At the same time, Lead Left PAC continued to dump more money into the race, reporting a $500,000 ad buy on May 19, midway through early voting. By the end of the race, the PAC had spent a hair over $1 million to boost Galindo, according to its filings with the Federal Election Commission.
But Democratic outside groups parried with $1.7 million worth of TV, radio and digital ads after Lead Left PAC waded into the race, which happened about three weeks before Tuesday’s runoff, according numbers compiled by media tracking firm AdImpact. The rush of last-minute Democratic spending, combined with the cash flowing into Republicans’ District 35 runoff, meant the district hosted more ad spending during the overtime period than any other in Texas.

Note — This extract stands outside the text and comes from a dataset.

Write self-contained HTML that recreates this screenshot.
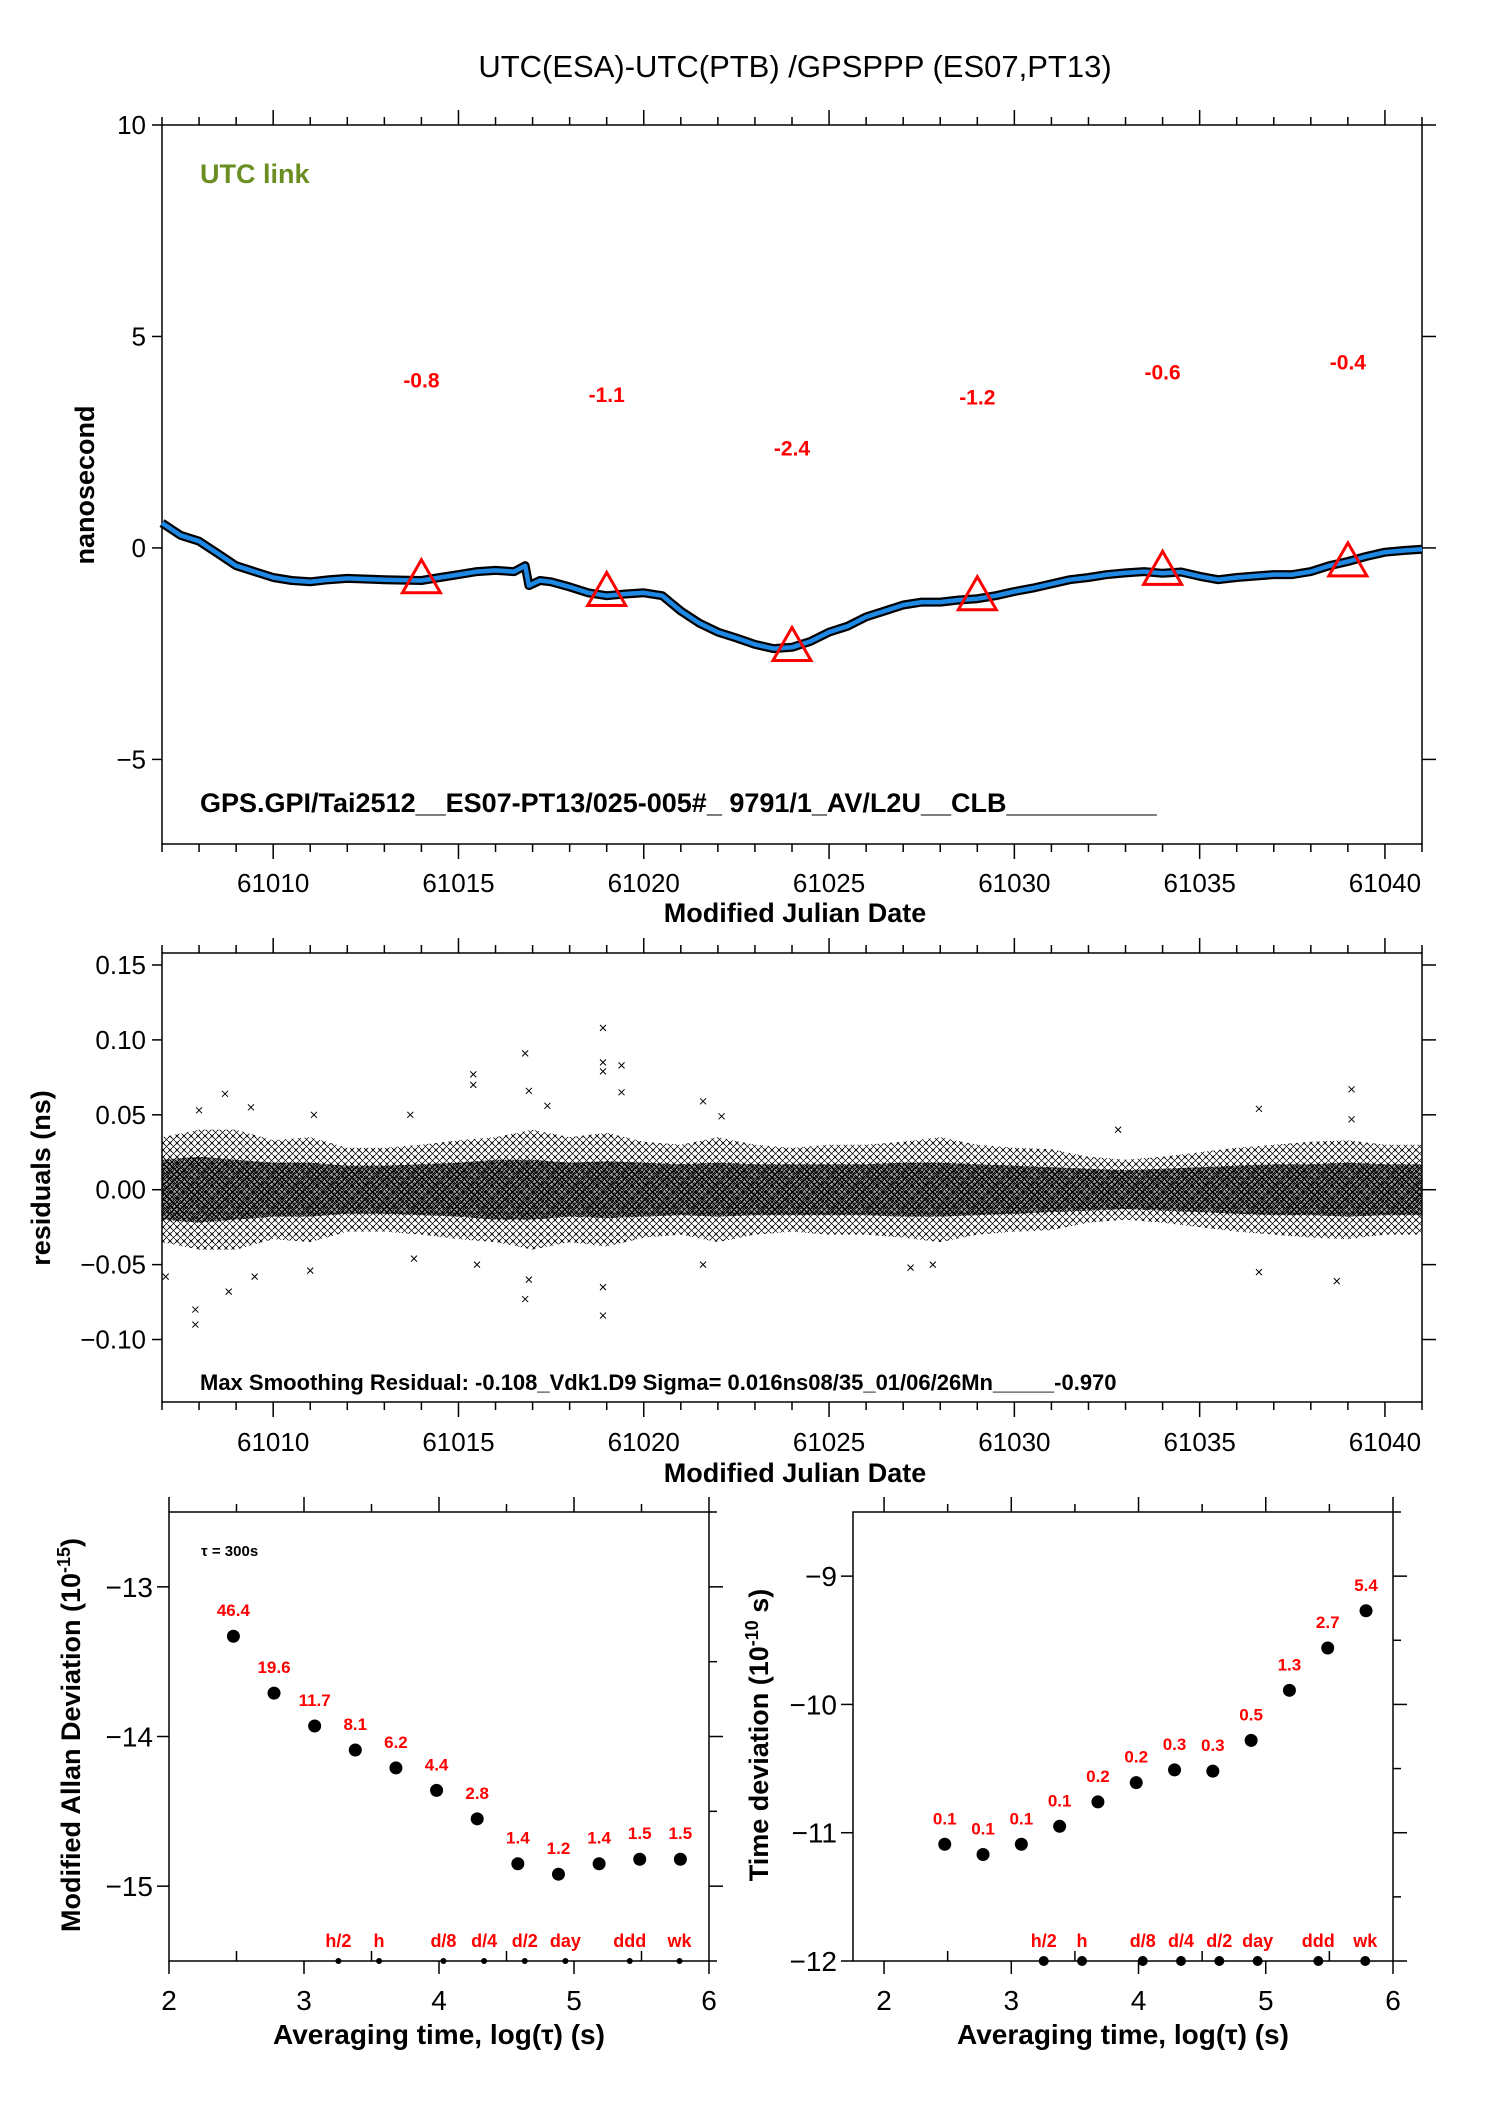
<!DOCTYPE html>
<html><head><meta charset="utf-8"><style>
html,body{margin:0;padding:0;background:#fff;}
svg{display:block;font-family:"Liberation Sans",sans-serif;}
</style></head><body>
<svg id="chart" width="1488" height="2105" viewBox="0 0 1488 2105" xmlns="http://www.w3.org/2000/svg">
<defs>
<pattern id="xdense" width="5" height="5" patternUnits="userSpaceOnUse"><path d="M0 0L4 4M4 0L0 4" stroke="#000" stroke-width="1"/><path d="M2.5 2.5L5 5M5 2.5L2.5 5" stroke="#000" stroke-width="0.8"/></pattern>
<pattern id="xsparse" width="7" height="7" patternUnits="userSpaceOnUse"><path d="M0 0L4 4M4 0L0 4" stroke="#000" stroke-width="0.9"/><path d="M4 4L7 7M7 4L4 7" stroke="#000" stroke-width="0.7"/></pattern>
</defs>
<text x="795" y="77" font-size="31" text-anchor="middle">UTC(ESA)-UTC(PTB)  /GPSPPP  (ES07,PT13)</text>
<g id="top"></g>
<g id="mid"></g>
<g id="bl"></g>
<g id="br"></g>
</svg>
<script>
// ---- data ----
const mjd = [61007,61007.5,61008,61008.5,61009,61009.5,61010,61010.5,61011,61011.5,61012,61013,61014,61014.5,61015,61015.5,61016,61016.5,61016.8,61016.9,61017.2,61017.5,61018,61018.5,61019,61019.5,61020,61020.5,61021,61021.5,61022,61022.5,61023,61023.5,61024,61024.5,61025,61025.5,61026,61026.5,61027,61027.5,61028,61028.5,61029,61029.5,61030,61030.5,61031,61031.5,61032,61032.5,61033,61033.5,61034,61034.5,61035,61035.5,61036,61037,61037.5,61038,61038.5,61039,61039.5,61040,61040.5,61041];
const offsetNs = [0.59,0.30,0.16,-0.13,-0.42,-0.56,-0.70,-0.77,-0.80,-0.75,-0.72,-0.75,-0.77,-0.70,-0.63,-0.56,-0.53,-0.56,-0.42,-0.89,-0.77,-0.80,-0.92,-1.06,-1.13,-1.09,-1.06,-1.13,-1.49,-1.78,-1.99,-2.13,-2.28,-2.38,-2.35,-2.21,-1.99,-1.85,-1.63,-1.49,-1.35,-1.28,-1.28,-1.23,-1.20,-1.13,-1.03,-0.95,-0.85,-0.75,-0.70,-0.63,-0.59,-0.56,-0.60,-0.57,-0.67,-0.75,-0.70,-0.63,-0.63,-0.56,-0.42,-0.32,-0.20,-0.10,-0.06,-0.03];
const triMjd = [61014,61019,61024,61029,61034,61039];
const triVal = [-0.8,-1.1,-2.4,-1.2,-0.6,-0.4];
const triLabelY = [3.98,3.64,2.38,3.58,4.17,4.41];
const topYTicks = [10,5,0,-5];
const mjdTicks = [61010,61015,61020,61025,61030,61035,61040];

const resDays = [61007,61008,61009,61010,61011,61012,61013,61014,61015,61016,61017,61018,61019,61020,61021,61022,61023,61024,61025,61026,61027,61028,61029,61030,61031,61032,61033,61034,61035,61036,61037,61038,61039,61040,61041];
const resOuter = [0.035,0.04,0.04,0.033,0.035,0.028,0.028,0.03,0.033,0.035,0.04,0.035,0.038,0.032,0.03,0.035,0.03,0.028,0.03,0.03,0.032,0.035,0.03,0.028,0.027,0.022,0.02,0.022,0.025,0.028,0.03,0.032,0.033,0.03,0.03];
const resInner = [0.02,0.022,0.02,0.018,0.018,0.016,0.016,0.017,0.018,0.02,0.02,0.018,0.019,0.018,0.017,0.018,0.017,0.017,0.017,0.017,0.018,0.018,0.017,0.016,0.015,0.014,0.013,0.014,0.015,0.016,0.017,0.017,0.018,0.017,0.017];
const outX = [61007.9,61007.9,61008,61008.7,61008.8,61009.5,61011,61011.1,61013.7,61013.8,61015.4,61015.4,61015.5,61016.8,61016.9,61016.8,61016.9,61017.4,61018.9,61018.9,61018.9,61018.9,61018.9,61019.4,61019.4,61021.6,61021.6,61022.1,61027.2,61027.8,61032.8,61036.6,61036.6,61038.7,61039.1,61039.1,61007.1,61009.4];
const outY = [-0.09,-0.08,0.053,0.064,-0.068,-0.058,-0.054,0.05,0.05,-0.046,0.077,0.07,-0.05,0.091,0.066,-0.073,-0.06,0.056,0.108,0.085,0.079,-0.084,-0.065,0.083,0.065,0.059,-0.05,0.049,-0.052,-0.05,0.04,0.054,-0.055,-0.061,0.067,0.047,-0.058,0.055];
const resYTicks = [0.15,0.10,0.05,0.00,-0.05,-0.10];
const resYLabels = ["0.15","0.10","0.05","0.00","\u22120.05","\u22120.10"];

const logTau = [2.477,2.778,3.079,3.380,3.681,3.982,4.283,4.584,4.885,5.186,5.487,5.788];
const mdevLog = [-13.33,-13.71,-13.93,-14.09,-14.21,-14.36,-14.55,-14.85,-14.92,-14.85,-14.82,-14.82];
const mdevLabels = ["46.4","19.6","11.7","8.1","6.2","4.4","2.8","1.4","1.2","1.4","1.5","1.5"];
const tdevLog = [-11.09,-11.17,-11.09,-10.95,-10.76,-10.61,-10.51,-10.52,-10.28,-9.89,-9.56,-9.27];
const tdevLabels = ["0.1","0.1","0.1","0.1","0.2","0.2","0.3","0.3","0.5","1.3","2.7","5.4"];
const markTau = [3.255,3.556,4.033,4.334,4.635,4.936,5.413,5.782];
const markLabels = ["h/2","h","d/8","d/4","d/2","day","ddd","wk"];

// ---- helpers ----
const NS="http://www.w3.org/2000/svg";
function el(parent,tag,attrs,text){const e=document.createElementNS(NS,tag);for(const k in attrs)e.setAttribute(k,attrs[k]);if(text!==undefined)e.textContent=text;parent.appendChild(e);return e;}
function lin(d0,d1,r0,r1){return v=>r0+(v-d0)*(r1-r0)/(d1-d0);}
function frame(g,L,T,R,B){const r=el(g,'rect',{x:L,y:T,width:R-L,height:B-T,fill:'none',stroke:'#000','stroke-width':1.5});

}
function tick(g,x1,y1,x2,y2,w){el(g,'line',{x1:x1,y1:y1,x2:x2,y2:y2,stroke:'#000','stroke-width':w||1.5});}
const TL=162,TR=1422;

// ---- top panel ----
(function(){
const g=document.getElementById('top');const L=TL,R=TR,T=125,B=844;
const X=lin(61007,61041,L,R),Y=lin(-7,10,B,T);
frame(g,L,T,R,B);
for(let d=61007;d<=61041;d++){const maj=d%5===0;tick(g,X(d),T,X(d),T-(maj?15:8));tick(g,X(d),B,X(d),B+(maj?15:8));}
const xl=el(g,'g',{});
mjdTicks.forEach(v=>el(xl,'text',{x:X(v),y:892,'font-size':26,'text-anchor':'middle'},v));
topYTicks.forEach(v=>{tick(g,L,Y(v),L-10,Y(v));tick(g,R,Y(v),R+14,Y(v));
 el(g,'text',{x:L-16,y:Y(v)+9,'font-size':26,'text-anchor':'end'},v<0?'\u2212'+(-v):v);});
const xt=el(g,'text',{x:795,y:922,'font-size':27,'font-weight':'bold','text-anchor':'middle'},'Modified Julian Date');

const yt=el(g,'text',{x:0,y:0,'font-size':27,'font-weight':'bold','text-anchor':'middle',transform:'translate(94,485) rotate(-90)'},'nanosecond');

const lk=el(g,'text',{x:200,y:183,'font-size':27,'font-weight':'bold',fill:'#6b8e23'},'UTC link');

const inf=el(g,'text',{x:200,y:812,'font-size':27,'font-weight':'bold'},'GPS.GPI/Tai2512__ES07-PT13/025-005#_  9791/1_AV/L2U__CLB__________');

const pts=mjd.map((d,i)=>X(d).toFixed(1)+','+Y(offsetNs[i]).toFixed(1)).join(' ');
const sh=el(g,'polyline',{points:pts,fill:'none',stroke:'#000','stroke-width':9,'stroke-linejoin':'round'});

const ln=el(g,'polyline',{points:pts,fill:'none',stroke:'#1e88e5','stroke-width':4.5,'stroke-linejoin':'round'});

triMjd.forEach((d,i)=>{const cx=X(d),cy=Y(triVal[i]);
 const t=el(g,'polygon',{points:`${cx},${cy-22} ${cx-19},${cy+11} ${cx+19},${cy+11}`,fill:'none',stroke:'#f00','stroke-width':3});
 
 const lb=el(g,'text',{x:cx,y:Y(triLabelY[i])+8,'font-size':21,'font-weight':'bold',fill:'#f00','text-anchor':'middle'},triVal[i].toFixed(1));
 });
})();

// ---- residual panel ----
(function(){
const g=document.getElementById('mid');const L=TL,R=TR,T=953,B=1402;
const X=lin(61007,61041,L,R),Y=lin(-0.1417,0.158,B,T);
for(let d=61007;d<=61041;d++){const maj=d%5===0;tick(g,X(d),T,X(d),T-(maj?15:8));tick(g,X(d),B,X(d),B+(maj?15:8));}
resYTicks.forEach((v,i)=>{tick(g,L,Y(v),L-10,Y(v));tick(g,R,Y(v),R+14,Y(v));
 el(g,'text',{x:L-16,y:Y(v)+9,'font-size':26,'text-anchor':'end'},resYLabels[i]);});
const up=resDays.map((d,i)=>X(d)+','+Y(resOuter[i])),dn=resDays.map((d,i)=>X(d)+','+Y(-resOuter[i])).reverse();
const ob=el(g,'polygon',{points:up.concat(dn).join(' '),fill:'url(#xsparse)'});

const ui=resDays.map((d,i)=>X(d)+','+Y(resInner[i])),di=resDays.map((d,i)=>X(d)+','+Y(-resInner[i])).reverse();
const ib=el(g,'polygon',{points:ui.concat(di).join(' '),fill:'url(#xdense)'});

const ib2=el(g,'polygon',{points:ui.concat(di).join(' '),fill:'#000','fill-opacity':0.3});

outX.forEach((d,i)=>{const x=X(d),y=Y(outY[i]);
 const m=el(g,'path',{d:`M${x-3},${y-3}L${x+3},${y+3}M${x+3},${y-3}L${x-3},${y+3}`,stroke:'#000','stroke-width':1});
 });
frame(g,L,T,R,B);
mjdTicks.forEach(v=>el(g,'text',{x:X(v),y:1451,'font-size':26,'text-anchor':'middle'},v));
const xt=el(g,'text',{x:795,y:1482,'font-size':27,'font-weight':'bold','text-anchor':'middle'},'Modified Julian Date');

const yt=el(g,'text',{x:0,y:0,'font-size':27,'font-weight':'bold','text-anchor':'middle',transform:'translate(50,1178) rotate(-90)'},'residuals (ns)');

const st=el(g,'text',{x:200,y:1390,'font-size':22,'font-weight':'bold'},'Max Smoothing Residual: -0.108_Vdk1.D9  Sigma= 0.016ns08/35_01/06/26Mn_____-0.970');

})();

// ---- stability panels ----
function stab(id,L,R,x0,y0,y1,yMaj,vals,labs,yTitle,yTitleX,tauNote){
const g=document.getElementById(id);const T=1512,B=1961;
const X=lin(x0,6,L,R),Y=lin(y0,y1,B,T);
frame(g,L,T,R,B);
for(let v=2;v<=6;v+=0.5){if(X(v)<L-1)continue;const maj=v%1===0;tick(g,X(v),T,X(v),T-(maj?15:8));if(maj)tick(g,X(v),B,X(v),B+13);else tick(g,X(v),B,X(v),B-10);
 if(maj)el(g,'text',{x:X(v),y:2010,'font-size':28,'text-anchor':'middle'},v);}
yMaj.forEach(v=>{tick(g,L,Y(v),L-12,Y(v));tick(g,R,Y(v),R+14,Y(v));
 el(g,'text',{x:L-16,y:Y(v)+10,'font-size':28,'text-anchor':'end'},'\u2212'+(-v));});
for(let v=Math.ceil(y0*2)/2;v<=y1;v+=0.5){if(v%1!==0)tick(g,R,Y(v),R+8,Y(v));}
const xt=el(g,'text',{x:(L+R)/2,y:2044,'font-size':28,'font-weight':'bold','text-anchor':'middle'},'Averaging time, log(\u03c4) (s)');

const yt=el(g,'text',{x:0,y:0,'font-size':27,'font-weight':'bold','text-anchor':'middle',transform:`translate(${yTitleX},1735) rotate(-90)`});

yt.innerHTML=yTitle;
logTau.forEach((t,i)=>{const c=el(g,'circle',{cx:X(t),cy:Y(vals[i]),r:6.5,fill:'#000'});
 
 const lb=el(g,'text',{x:X(t),y:Y(vals[i])-20,'font-size':17,'font-weight':'bold',fill:'#f00','text-anchor':'middle'},labs[i]);
 });
markTau.forEach((t,i)=>{const d=el(g,'circle',{cx:X(t),cy:B,r:id==='br'?5:3,fill:'#000'});
 
 const lb=el(g,'text',{x:X(t),y:1947,'font-size':18,'font-weight':'bold',fill:'#f00','text-anchor':'middle'},markLabels[i]);
 });
if(tauNote){const n=el(g,'text',{x:L+32,y:1556,'font-size':15,'font-weight':'bold'},'\u03c4 = 300s');
 }
}
stab('bl',169,709,2,-15.5,-12.5,[-13,-14,-15],mdevLog,mdevLabels,'Modified Allan Deviation (10<tspan dy="-10" font-size="18">-15</tspan><tspan dy="10">)</tspan>',80,true);
stab('br',853,1393,1.756,-12,-8.5,[-9,-10,-11,-12],tdevLog,tdevLabels,'Time deviation (10<tspan dy="-10" font-size="18">-10</tspan><tspan dy="10"> s)</tspan>',768,false);
</script>
</body></html>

The Democratic cavalry was led by the Democratic super PAC Project 218 and the centrist Blue Dog Coalition, which combined for more than $1.5 million of the pro-Garcia outside spending. The Democratic Congressional Campaign Committee, House Democrats’ campaign arm which rarely spends in primaries, also went up on TV a few days before Tuesday’s election, with a spot describing Galindo as “the easiest Dem to beat” and slapping the “MAGA” label before her name. Project 218, meanwhile, promoted Garcia as the “one true Democrat in the race.”
“Republicans are so terrified of their cynical attempt to subvert the will of Texas’ voters backfiring that they’ve resorted to uplifting an openly antisemitic candidate to boost their dwindling chances,” DCCC spokesperson Madison Andrus said in a news release after Lead Left PAC’s involvement came to light.
Latino Vets for Garcia, a grassroots group supporting Garcia, put up signs at polling locations around San Antonio reading “Yolanda Saldívar would vote for Maureen Galindo,” referring to the woman who fatally shot Tejano singer Selena Quintanilla.
Galindo denied that her comments were antisemitic or that the super PAC could be linked to Republicans. In a statement posted on social media after the runoff election, she claimed a symbolic victory “because of all the corruption my campaign exposed in the world and all the people we’ve inspired.” The caption of a separate video posted on election night read, “Israel won tonight but this is only the beginning for US.”
Galindo routinely blasted Garcia for accepting money from the pro-Israel PAC Democratic Majority for Israel, characterizing him as the “Zionist-backed cop-candidate.” The PAC spent about $163,000 on Garcia through direct mail advertising, FEC filings show.
With the runoff behind him, Garcia will face Republican Carlos De La Cruz in the November general election, after De La Cruz won a runoff of his own against state Rep. John Lujan, R-San Antonio.
De La Cruz, the brother of U.S. Rep. Monica De La Cruz, R-Edinburg, is generally seen as the favorite: The district would have voted for Donald Trump by a 10-point margin had its boundaries existed in 2024, and the Cook Political Report, a nonpartisan elections forecaster, rates the district “likely Republican.” To overcome their built-in disadvantage, Democrats are banking on a rebound with Latino voters, who make up just over half of District 35’s eligible voting population. While Latino voters shifted dramatically to the right last cycle, a steady stream of polling, in Texas and nationally, has shown the GOP losing their support due largely to economic concerns.
In a social media post after the race was called in his favor Tuesday, Garcia wrote that “Republicans tried to meddle in our election but tonight TX Democrats showed that we won’t stand for hate.” He continued, saying “No te metas con Tejas,” or Don’t mess with Texas.